> [PROVIDED MATERIAL]
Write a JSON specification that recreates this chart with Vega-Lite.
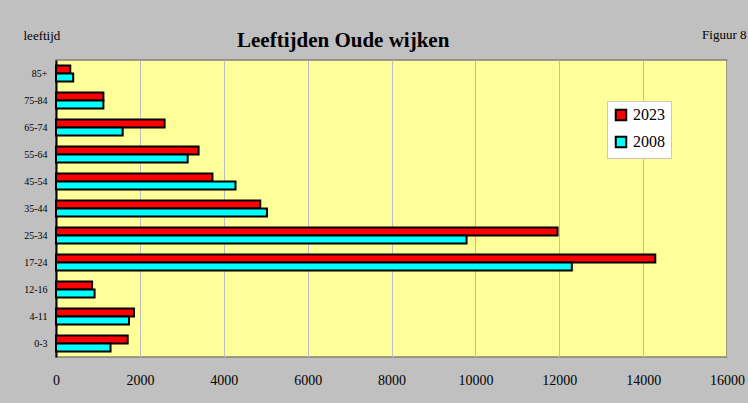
{
  "$schema": "https://vega.github.io/schema/vega-lite/v6.json",
  "autosize": {"type": "none"},
  "width": 671,
  "height": 297,
  "padding": {"left": 56, "top": 60, "right": 21, "bottom": 46},
  "background": "#C0C0C0",
  "title": {
    "text": "Leeftijden Oude wijken",
    "font": "Liberation Serif",
    "fontSize": 21,
    "fontWeight": "bold",
    "color": "#000000",
    "anchor": "start",
    "frame": "group",
    "dx": 181,
    "dy": 39,
    "baseline": "alphabetic",
    "offset": 0
  },
  "config": {
    "view": {"fill": "#FFFF99", "stroke": "#808080", "strokeWidth": 1.5},
    "font": "Liberation Serif"
  },
  "data": {
    "values": [
      {"age": "85+", "year": "2023", "value": 340},
      {"age": "85+", "year": "2008", "value": 410},
      {"age": "75-84", "year": "2023", "value": 1130},
      {"age": "75-84", "year": "2008", "value": 1130},
      {"age": "65-74", "year": "2023", "value": 2590},
      {"age": "65-74", "year": "2008", "value": 1590},
      {"age": "55-64", "year": "2023", "value": 3400},
      {"age": "55-64", "year": "2008", "value": 3140},
      {"age": "45-54", "year": "2023", "value": 3730},
      {"age": "45-54", "year": "2008", "value": 4280},
      {"age": "35-44", "year": "2023", "value": 4870},
      {"age": "35-44", "year": "2008", "value": 5030},
      {"age": "25-34", "year": "2023", "value": 11960},
      {"age": "25-34", "year": "2008", "value": 9790},
      {"age": "17-24", "year": "2023", "value": 14290},
      {"age": "17-24", "year": "2008", "value": 12300},
      {"age": "12-16", "year": "2023", "value": 860},
      {"age": "12-16", "year": "2008", "value": 920},
      {"age": "4-11", "year": "2023", "value": 1860},
      {"age": "4-11", "year": "2008", "value": 1740},
      {"age": "0-3", "year": "2023", "value": 1710},
      {"age": "0-3", "year": "2008", "value": 1300}
    ]
  },
  "mark": {"type": "bar", "stroke": "#000000", "strokeWidth": 2},
  "encoding": {
    "y": {
      "field": "age",
      "type": "nominal",
      "sort": ["85+", "75-84", "65-74", "55-64", "45-54", "35-44", "25-34", "17-24", "12-16", "4-11", "0-3"],
      "scale": {"paddingInner": 0.4, "paddingOuter": 0.2},
      "axis": {
        "title": "leeftijd",
        "titleAngle": 0,
        "titleX": -33,
        "titleY": -21,
        "titleAlign": "left",
        "titleBaseline": "alphabetic",
        "titleFont": "Liberation Serif",
        "titleFontSize": 13,
        "titleFontWeight": "normal",
        "titleColor": "#000000",
        "labelFont": "Liberation Serif",
        "labelFontSize": 10,
        "labelColor": "#000000",
        "labelPadding": 9,
        "ticks": false,
        "domainColor": "#000000",
        "domainWidth": 2,
        "grid": false
      }
    },
    "yOffset": {"field": "year", "type": "nominal", "sort": ["2023", "2008"]},
    "x": {
      "field": "value",
      "type": "quantitative",
      "scale": {"domain": [0, 16000], "nice": false},
      "axis": {
        "values": [0, 2000, 4000, 6000, 8000, 10000, 12000, 14000, 16000],
        "format": "d",
        "grid": true,
        "gridColor": "#BDBDBD",
        "gridWidth": 1,
        "domain": false,
        "ticks": false,
        "labelFont": "Liberation Serif",
        "labelFontSize": 14,
        "labelColor": "#000000",
        "labelPadding": 16,
        "labelFlush": false,
        "labelOverlap": false,
        "title": "Figuur 8",
        "titleX": 690,
        "titleY": -318.5,
        "titleAlign": "right",
        "titleBaseline": "alphabetic",
        "titleFont": "Liberation Serif",
        "titleFontSize": 13,
        "titleFontWeight": "normal",
        "titleColor": "#000000"
      }
    },
    "color": {
      "field": "year",
      "type": "nominal",
      "scale": {"domain": ["2023", "2008"], "range": ["#FF0000", "#00FFFF"]},
      "legend": {
        "title": null,
        "orient": "none",
        "legendX": 551,
        "legendY": 41,
        "fillColor": "#FFFFFF",
        "strokeColor": "#C8C8C8",
        "padding": 6,
        "symbolType": "square",
        "symbolSize": 110,
        "symbolStrokeColor": "#000000",
        "symbolStrokeWidth": 2,
        "labelFont": "Liberation Serif",
        "labelFontSize": 16,
        "labelColor": "#000000",
        "labelOffset": 4,
        "rowPadding": 7
      }
    }
  }
}
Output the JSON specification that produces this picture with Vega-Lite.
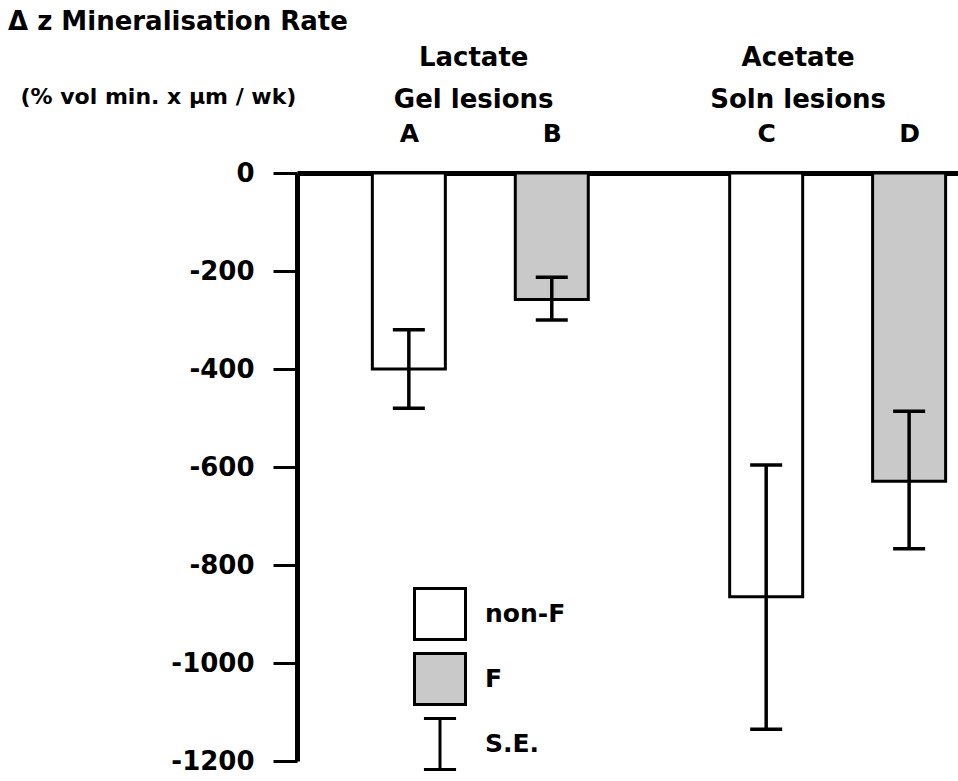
{
  "$schema": "https://vega.github.io/schema/vega-lite/v6.json",
  "width": 661,
  "height": 588,
  "autosize": {"type": "none"},
  "padding": {"left": 297, "top": 173, "right": 0, "bottom": 20},
  "background": "white",
  "config": {"view": {"stroke": null}, "font": "DejaVu Sans", "axis": {"grid": false}},
  "title": {
    "text": "Δ z Mineralisation Rate",
    "anchor": "start",
    "frame": "group",
    "dx": -289,
    "dy": -9,
    "offset": 0,
    "fontSize": 26,
    "font": "DejaVu Sans",
    "fontWeight": "bold",
    "color": "black"
  },
  "data": {
    "values": [
      {"bar": "A", "grp": "non-F", "pos": 1, "v": -400, "lo": -480, "hi": -320},
      {"bar": "B", "grp": "F", "pos": 2, "v": -258, "lo": -300, "hi": -213},
      {"bar": "C", "grp": "non-F", "pos": 3.5, "v": -865, "lo": -1135, "hi": -596},
      {"bar": "D", "grp": "F", "pos": 4.5, "v": -629, "lo": -767, "hi": -486}
    ]
  },
  "layer": [
    {
      "mark": {"type": "bar", "orient": "vertical", "size": 73, "stroke": "black", "strokeWidth": 3, "opacity": 1},
      "encoding": {
        "x": {
          "field": "pos", "type": "quantitative",
          "scale": {"domain": [0.2525, 4.807], "nice": false, "zero": false},
          "axis": {
            "orient": "top", "values": [1, 2, 3.5, 4.5],
            "labelExpr": "datum.value == 1 ? 'A' : datum.value == 2 ? 'B' : datum.value == 3.5 ? 'C' : 'D'",
            "domainWidth": 5, "domainColor": "black", "ticks": false,
            "labelFontSize": 25, "labelFontWeight": "bold", "labelColor": "black",
            "labelPadding": 27, "labelFlush": false, "labelOverlap": false, "title": null
          }
        },
        "y": {
          "field": "v", "type": "quantitative",
          "scale": {"domain": [-1200, 0], "nice": false},
          "axis": {
            "values": [0, -200, -400, -600, -800, -1000, -1200],
            "labelExpr": "'' + datum.value",
            "domainWidth": 5, "domainColor": "black",
            "tickColor": "black", "tickWidth": 3, "tickSize": 24,
            "labelFontSize": 26, "labelFontWeight": "bold", "labelColor": "black", "labelPadding": 19,
            "title": "(% vol min. x µm / wk)", "titleAngle": 0, "titleX": -277, "titleY": -70,
            "titleAlign": "left", "titleBaseline": "alphabetic",
            "titleFontSize": 22, "titleFontWeight": "bold", "titleColor": "black"
          }
        },
        "fill": {
          "field": "grp", "type": "nominal",
          "scale": {"domain": ["non-F", "F"], "range": ["white", "#c9c9c9"]},
          "legend": {
            "orient": "none", "legendX": 116, "legendY": 414, "title": null, "padding": 0,
            "symbolType": "square",
            "symbolSize": 2601, "symbolStrokeWidth": 3, "symbolStrokeColor": "black",
            "labelFontSize": 25, "labelFontWeight": "bold", "labelColor": "black", "labelFont": "DejaVu Sans",
            "labelOffset": 18, "rowPadding": 1
          }
        }
      }
    },
    {
      "mark": {"type": "rule", "strokeWidth": 3.5},
      "encoding": {
        "x": {
          "field": "pos", "type": "quantitative",
          "axis": {
            "orient": "top", "values": [1.45, 3.72],
            "labelExpr": "datum.value < 2 ? ['Lactate', 'Gel lesions'] : ['Acetate', 'Soln lesions']",
            "domain": false, "ticks": false,
            "labelFontSize": 26, "labelFontWeight": "bold", "labelColor": "black",
            "labelPadding": 103, "labelLineHeight": 42, "labelFlush": false, "labelOverlap": false, "title": null
          }
        },
        "y": {"field": "lo", "type": "quantitative", "title": "(% vol min. x µm / wk)"},
        "y2": {"field": "hi"},
        "stroke": {
          "datum": "S.E.",
          "scale": {"domain": ["S.E."], "range": ["black"]},
          "legend": {
            "orient": "none", "legendX": 116, "legendY": 544, "title": null, "padding": 0,
            "symbolType": "M-0.63,-1H0.63M0,-1V1M-0.63,1H0.63",
            "symbolSize": 2601, "symbolStrokeWidth": 3, "symbolStrokeColor": "black", "symbolFillColor": "transparent",
            "labelFontSize": 25, "labelFontWeight": "bold", "labelColor": "black", "labelFont": "DejaVu Sans",
            "labelOffset": 18
          }
        }
      }
    },
    {
      "mark": {"type": "tick", "orient": "horizontal", "size": 32, "thickness": 3.5, "color": "black", "opacity": 1},
      "encoding": {
        "x": {"field": "pos", "type": "quantitative", "axis": null},
        "y": {"field": "lo", "type": "quantitative", "title": "(% vol min. x µm / wk)"}
      }
    },
    {
      "mark": {"type": "tick", "orient": "horizontal", "size": 32, "thickness": 3.5, "color": "black", "opacity": 1},
      "encoding": {
        "x": {"field": "pos", "type": "quantitative", "axis": null},
        "y": {"field": "hi", "type": "quantitative", "title": "(% vol min. x µm / wk)"}
      }
    }
  ],
  "resolve": {"axis": {"x": "independent"}}
}
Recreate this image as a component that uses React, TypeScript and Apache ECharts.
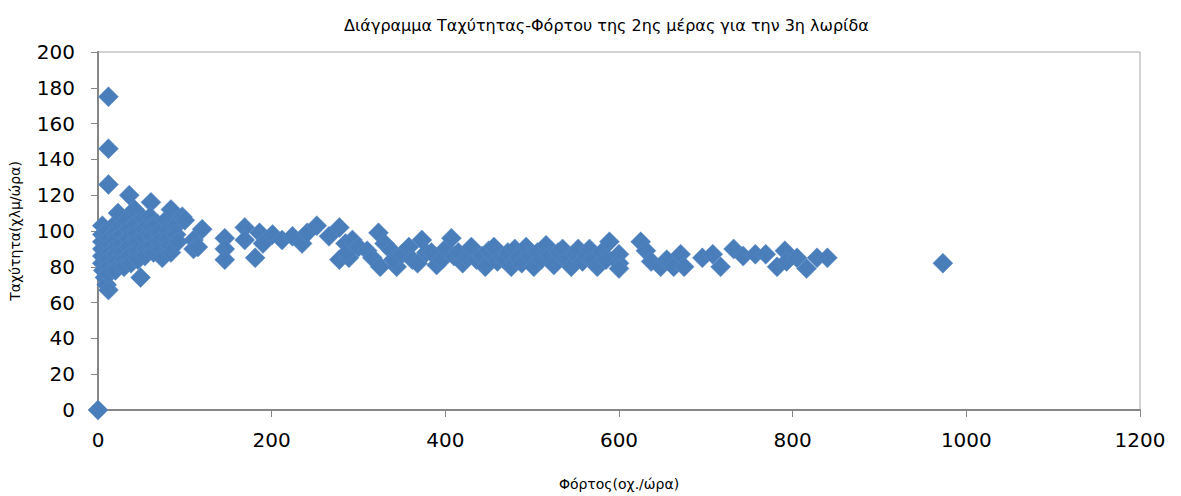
import React, { useEffect, useRef } from "react";
import * as echarts from "echarts";

const chartTitle = "Διάγραμμα Ταχύτητας-Φόρτου της 2ης μέρας για την 3η λωρίδα";
const xAxisName = "Φόρτος(οχ./ώρα)";
const yAxisName = "Ταχύτητα(χλμ/ώρα)";

// [flow (veh/h), speed (km/h)]
const lowFlowPoints: number[][] = [
  [0, 0],
  [12, 175], [12, 146], [12, 126],
  [5, 103], [5, 98], [5, 94], [5, 90], [5, 86], [5, 82], [6, 78], [8, 74], [10, 70], [12, 67],
  [12, 100], [14, 96], [15, 92], [14, 88], [13, 84], [13, 80], [12, 76],
  [20, 104], [20, 99], [20, 95], [22, 91], [20, 87], [22, 83], [20, 78],
  [23, 110], [27, 103], [28, 98], [28, 93], [28, 88], [30, 84], [30, 80],
  [33, 106], [36, 101], [35, 96], [36, 91], [36, 86], [38, 82],
  [36, 120], [42, 112], [44, 104], [45, 99], [45, 94], [46, 89], [46, 84], [49, 74],
  [52, 107], [53, 101], [54, 96], [55, 90], [54, 86],
  [61, 116], [60, 108], [62, 102], [62, 97], [63, 92], [64, 88],
  [68, 104], [70, 99], [70, 94], [72, 90], [74, 85],
  [78, 106], [80, 100], [80, 95], [82, 92], [84, 88],
  [84, 112], [90, 103], [90, 98], [92, 94],
  [97, 108], [100, 106],
  [110, 95], [110, 90], [115, 91],
  [120, 101],
];

const midFlowPoints: number[][] = [
  [146, 96], [146, 90], [146, 84],
  [169, 102], [169, 95], [181, 85], [186, 99], [190, 93],
  [201, 98], [212, 95], [224, 97], [235, 93], [241, 99], [252, 103],
  [266, 97], [278, 102], [278, 84], [285, 93], [289, 85], [287, 88],
  [293, 95], [300, 91], [310, 89], [316, 85],
  [323, 99], [325, 80], [330, 93], [338, 89], [344, 80], [340, 84],
  [350, 87], [358, 91], [362, 84], [368, 82],
  [373, 95], [378, 88], [384, 88], [390, 81], [396, 84], [400, 90],
  [407, 96], [410, 86], [415, 88], [420, 82], [425, 85],
  [430, 91], [436, 84], [442, 86], [446, 80], [450, 89],
  [456, 91], [460, 83], [468, 84], [472, 88], [476, 80],
  [480, 90], [484, 85], [488, 82], [493, 91], [498, 86], [502, 80],
  [506, 88], [510, 84], [516, 92], [520, 86], [525, 81],
  [530, 88], [535, 90], [540, 84], [545, 80], [550, 87],
  [553, 90], [558, 83], [562, 86], [566, 90], [570, 84], [575, 80],
  [580, 88], [589, 94], [585, 84],
  [600, 87], [600, 82], [600, 79],
];

const highFlowPoints: number[][] = [
  [625, 94], [631, 89], [637, 83], [648, 80], [655, 84],
  [663, 80], [671, 87], [675, 80],
  [696, 85], [708, 87], [717, 80],
  [732, 90], [743, 86], [757, 87], [769, 87],
  [782, 80], [791, 89], [793, 83], [805, 85], [816, 79],
  [828, 85], [840, 85],
  [973, 82],
];

const xTicks = { min: 0, max: 1200, interval: 200 };
const yTicks = { min: 0, max: 200, interval: 20 };

export default function App() {
  const ref = useRef<HTMLDivElement>(null);
  useEffect(() => {
    if (!ref.current) return;
    const chart = echarts.init(ref.current, undefined, { renderer: "svg" });
    const font = "DejaVu Sans";
    const axisColor = "#868686";
    chart.setOption({
      animation: false,
      backgroundColor: "#ffffff",
      title: {
        text: chartTitle,
        left: 339,
        top: 12,
        textStyle: { fontSize: 16, fontWeight: "normal", color: "#000", fontFamily: font },
      },
      grid: {
        left: 94,
        right: 41,
        top: 52,
        bottom: 82,
        show: true,
        borderColor: "#a6a6a6",
        borderWidth: 1,
      },
      xAxis: {
        type: "value",
        min: xTicks.min,
        max: xTicks.max,
        interval: xTicks.interval,
        name: xAxisName,
        nameLocation: "middle",
        nameGap: 67,
        nameTextStyle: { fontSize: 14, color: "#000", fontFamily: font },
        axisLine: { show: true, lineStyle: { color: axisColor, width: 2 } },
        axisTick: { show: true, length: 7, lineStyle: { color: axisColor, width: 1 } },
        axisLabel: {
          fontSize: 20,
          color: "#000",
          margin: 20,
          fontFamily: font,
          formatter: (v: number) => String(v),
        },
        splitLine: { show: false },
      },
      yAxis: {
        type: "value",
        min: yTicks.min,
        max: yTicks.max,
        interval: yTicks.interval,
        name: yAxisName,
        nameLocation: "middle",
        nameGap: 76,
        nameTextStyle: { fontSize: 14, color: "#000", fontFamily: font },
        axisLine: { show: true, lineStyle: { color: axisColor, width: 2 } },
        axisTick: { show: true, length: 7, lineStyle: { color: axisColor, width: 1 } },
        axisLabel: {
          fontSize: 20,
          color: "#000",
          margin: 23,
          fontFamily: font,
          formatter: (v: number) => String(v),
        },
        splitLine: { show: false },
      },
      series: [
        {
          type: "scatter",
          symbol: "diamond",
          symbolSize: 20,
          clip: false,
          itemStyle: { color: "#4A7EBB", opacity: 1, borderColor: "#5A8BC6", borderWidth: 0.5 },
          data: [...lowFlowPoints, ...midFlowPoints, ...highFlowPoints],
        },
      ],
    });
    return () => chart.dispose();
  }, []);
  return (
    <div
      ref={ref}
      style={{ position: "fixed", left: 0, top: 0, width: 1181, height: 496, background: "#fff" }}
    />
  );
}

> [DIRECTION]
Give the number of lines in the entries above that include the string "with". No other output is expected.

> [WRITTEN SOLUTION]
2